Since arriving in Chicago, Castejon has been unable to enroll his stepdaughter in school or find a job that pays enough without a work permit, he told the Chicago Tribune.
The family left behind everything and moved to the U.S. from Venezuela to have better access to education, and now joins a countless number of migrants who have chosen to flee Chicago in recent weeks and return to their countries of origin.
“We just want to be home,” he said. “If we’re going to be sleeping in the streets here, we’d rather be sleeping in the streets over there.”
Migrants told the local paper they realize the city is at a breaking point with no space left in shelters. They say they are also aware that the city’s residents oppose the opening of new shelters to house them.

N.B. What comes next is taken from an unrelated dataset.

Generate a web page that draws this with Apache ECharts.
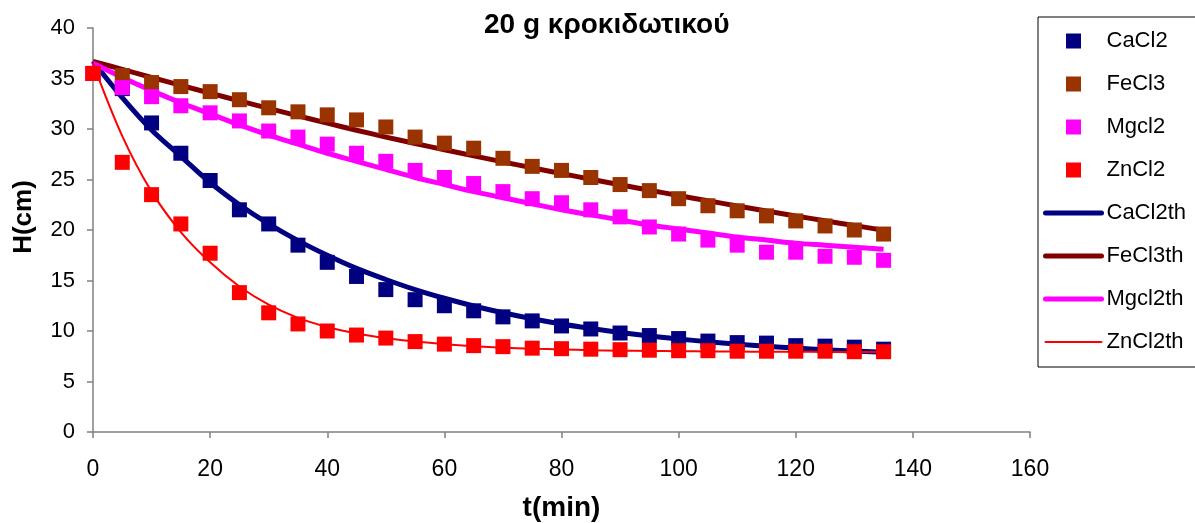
<!DOCTYPE html>
<html>
<head>
<meta charset="utf-8">
<script src="https://cdn.jsdelivr.net/npm/echarts@6/dist/echarts.min.js"></script>
<style>
html,body{margin:0;padding:0;background:#fff;}
#chart{width:1195px;height:523px;}
</style>
</head>
<body>
<div id="chart"></div>
<script>
// time in minutes
var times = [0,5,10,15,20,25,30,35,40,45,50,55,60,65,70,75,80,85,90,95,100,105,110,115,120,125,130,135];

// measured heights (cm)
var caCl2 = [35.5,34.0,30.6,27.6,24.9,22.0,20.6,18.5,16.8,15.4,14.1,13.1,12.5,12.0,11.4,11.0,10.5,10.2,9.8,9.55,9.25,9.0,8.85,8.8,8.55,8.5,8.4,8.2];
var feCl3 = [35.5,35.3,34.6,34.2,33.7,32.9,32.1,31.7,31.4,30.9,30.2,29.2,28.6,28.1,27.1,26.3,25.9,25.2,24.5,23.9,23.1,22.4,21.9,21.4,20.9,20.4,20.0,19.6];
var mgcl2 = [35.5,34.1,33.2,32.3,31.6,30.8,29.8,29.2,28.5,27.6,26.8,25.9,25.2,24.6,23.8,23.1,22.7,22.0,21.3,20.3,19.6,19.0,18.5,17.8,17.8,17.4,17.3,17.0];
var znCl2 = [35.5,26.7,23.5,20.6,17.7,13.8,11.8,10.7,10.0,9.6,9.3,8.95,8.7,8.55,8.45,8.3,8.25,8.2,8.15,8.1,8.05,8.05,8.0,8.0,8.0,8.0,7.95,7.95];

// theoretical curves (cm)
var caCl2th = [36.7,33.1,29.9,27.3,24.7,22.5,20.6,18.95,17.5,16.2,15.1,14.1,13.24,12.48,11.81,11.22,10.7,10.26,9.86,9.51,9.21,8.94,8.7,8.49,8.31,8.15,8.01,7.89];
var feCl3th = [36.7,35.9,35.1,34.32,33.55,32.79,32.04,31.3,30.58,29.88,29.2,28.57,27.95,27.34,26.74,26.16,25.59,25.03,24.48,23.94,23.41,22.89,22.38,21.88,21.39,20.91,20.44,19.98];
var mgcl2th = [36.5,35.1,33.8,32.6,31.5,30.4,29.4,28.5,27.6,26.8,26.0,25.2,24.5,23.8,23.2,22.6,22.0,21.5,21.0,20.5,20.1,19.7,19.3,19.0,18.7,18.5,18.3,18.1];
var znCl2th = [36.5,29.3,23.8,19.8,16.8,14.4,12.6,11.3,10.4,9.75,9.3,8.95,8.7,8.5,8.35,8.25,8.17,8.1,8.05,8.02,8.0,7.98,7.96,7.95,7.94,7.93,7.92,7.92];

var xTicks = [0,20,40,60,80,100,120,140,160];
var yTicks = [0,5,10,15,20,25,30,35,40];

function pairs(ys){ return times.map(function(t,i){ return [t, ys[i]]; }); }

var FONT = '"Liberation Sans", Arial, sans-serif';
var SQUARE = 'path://M0,0L10,0L10,10L0,10Z';

var chart = echarts.init(document.getElementById('chart'), null, {renderer:'canvas'});

function scatter(name, data, color){
  return {name:name, type:'scatter', data:pairs(data), symbol:'rect', symbolSize:15,
    itemStyle:{color:color, opacity:1}, z:4, animation:false};
}
function line(name, data, color, w){
  return {name:name, type:'line', data:pairs(data), smooth:0.35, showSymbol:false, symbol:'none',
    lineStyle:{color:color, width:w}, itemStyle:{color:color}, z:2, animation:false};
}
function lineLegend(name, w){
  return {name:name, itemStyle:{opacity:0}, lineStyle:{width:w, cap:'round'}};
}
function markLegend(name){
  return {name:name, icon:SQUARE};
}

chart.setOption({
  backgroundColor:'#ffffff',
  animation:false,
  title:{
    text:'20 g κροκιδωτικού', left:479, top:6,
    textStyle:{fontFamily:FONT, fontWeight:'bold', fontSize:28, color:'#000'}
  },
  grid:{left:93, right:165, top:28, bottom:91, containLabel:false, outerBoundsMode:'none'},
  xAxis:{
    type:'value', min:xTicks[0], max:xTicks[xTicks.length-1], interval:20,
    name:'t(min)', nameLocation:'middle', nameGap:62,
    nameTextStyle:{fontFamily:FONT, fontWeight:'bold', fontSize:28, color:'#000'},
    axisLine:{show:true, onZero:false, lineStyle:{color:'#808080', width:1.5}},
    axisTick:{show:true, inside:false, length:6, lineStyle:{color:'#808080', width:1.5}},
    axisLabel:{fontFamily:FONT, fontSize:23, color:'#000', margin:26},
    splitLine:{show:false}
  },
  yAxis:{
    type:'value', min:yTicks[0], max:yTicks[yTicks.length-1], interval:5,
    name:'H(cm)', nameLocation:'middle', nameGap:56, nameRotate:90,
    nameTextStyle:{fontFamily:FONT, fontWeight:'bold', fontSize:26, color:'#000', padding:[0,0,0,26]},
    axisLine:{show:true, lineStyle:{color:'#808080', width:1.5}},
    axisTick:{show:true, inside:false, length:6, lineStyle:{color:'#808080', width:1.5}},
    axisLabel:{fontFamily:FONT, fontSize:22, color:'#000', margin:18},
    splitLine:{show:false}
  },
  legend:{
    orient:'vertical', left:1038, top:17,
    padding:[13,12,14,5],
    itemWidth:56, itemHeight:15, itemGap:21,
    symbolKeepAspect:true,
    borderColor:'#000', borderWidth:1, backgroundColor:'#fff',
    textStyle:{fontFamily:FONT, fontSize:22, color:'#000'},
    data:[
      markLegend('CaCl2'), markLegend('FeCl3'), markLegend('Mgcl2'), markLegend('ZnCl2'),
      lineLegend('CaCl2th',5), lineLegend('FeCl3th',5), lineLegend('Mgcl2th',5), lineLegend('ZnCl2th',2)
    ]
  },
  series:[
    line('CaCl2th', caCl2th, '#000080', 5),
    line('FeCl3th', feCl3th, '#800000', 5),
    line('Mgcl2th', mgcl2th, '#ff00ff', 5),
    line('ZnCl2th', znCl2th, '#ff0000', 2),
    scatter('CaCl2', caCl2, '#000080'),
    scatter('FeCl3', feCl3, '#993300'),
    scatter('Mgcl2', mgcl2, '#ff00ff'),
    scatter('ZnCl2', znCl2, '#ff0000')
  ]
});
</script>
</body>
</html>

The city created more than two dozen temporary shelters to house migrants in abandoned buildings, but thousands still sleep on floors inside and outside of police stations, while hundreds remain at O’Hare International Airport.
Castejon reached out to staff at Catholic Charities who arranged plane tickets to get the family closer to a border town so they can begin their journey back home.
“We didn’t know things would be this hard,” Castejon said. “I thought the process was faster.”
The family was first housed in a police station, then went to a crowded shelter, then to a house on the south side of the city, then back to the police station after Castejon could not afford rent.
“There’s nothing here for us,” he said.
More than 20,000 migrants have found their way to the Windy City since August of 2022 when Texas Gov. Greg Abbott began sending them to sanctuary cities.
Chicago Mayor Branson Johnson recently met with President Joe Biden to request a $5 billion federal aid package for migrant shelters and services.